Remember that in general:
 null != null

In joins, these rows don't normally appear, so it's worth watching. I'm not
a posgresql expert (or an oracle one!) but in oracle you can use a syntax "
select a, b from t1, t2 where = (+) " which also includes rows
where the foreign key is null (setting all columns from the other table to
null in those rows).

> -----Original Message-----
> From:	Richard Ellis [SMTP:rellis(at)erols(dot)com]

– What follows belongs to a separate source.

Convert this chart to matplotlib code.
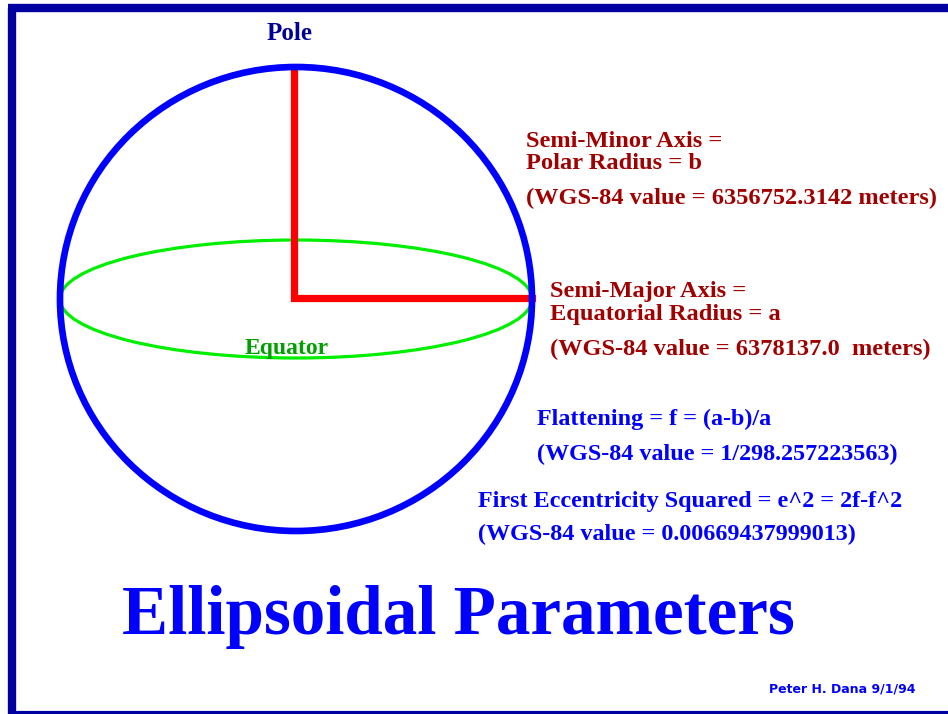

> Sent:	Wednesday, September 06, 2000 1:00 PM
> To:	piers(dot)scannell(at)globecastne(dot)com
> Subject:	Re: [BUGS] Possible bug in referential integrity system
> > 	create table t1 (num int4, name text);
> > 	create table t2 (ref int4 references t1 (num), val text);
> > 	insert into t1 values (1, 'Widget1');
> > 	insert into t2 values ( (select num from t1 where name = 'Widget1'),
> > 'Valuable');
> > 	insert into t2 values ( (select num from t1 where name = 'widget2'),
> > 'Bug?');
> > 
> > In the second case, the ref column in t2 isn't "not null" so it can
> > be a null. Foreign keys can be null, that is allowed, unless you
> > specify "not null". So the second insert's select gives null and
> > that's inserted into t2 correctly.
> Ok, then, is this my minunderstanding of how SQL works.  Here's what
> I thought things meant.
> t2 has a foreign key reference to t1.  Therefore, to insert a value
> into t2, a corresponding value must be present in t1.
> t1 has only one row, and that row has a value in the referenced
> foreign key constraint.
> Insertion of a null into the foreign key constraint column of t2
> should check t1 to see if at least one row has a null value.
> In this case, no row of t1 contains null.
> Therefore, the insert should fail, because there is no corresponding
> value in t1?
> Or am I unaware of a subtle side effect of 'null" when used in a
> foreign key constraint, in that 'null' in actuality means "do not
> check the foreign key constraint, just insert the remaining values"? 
> If this is the meaning of 'null', is it documented anywhere?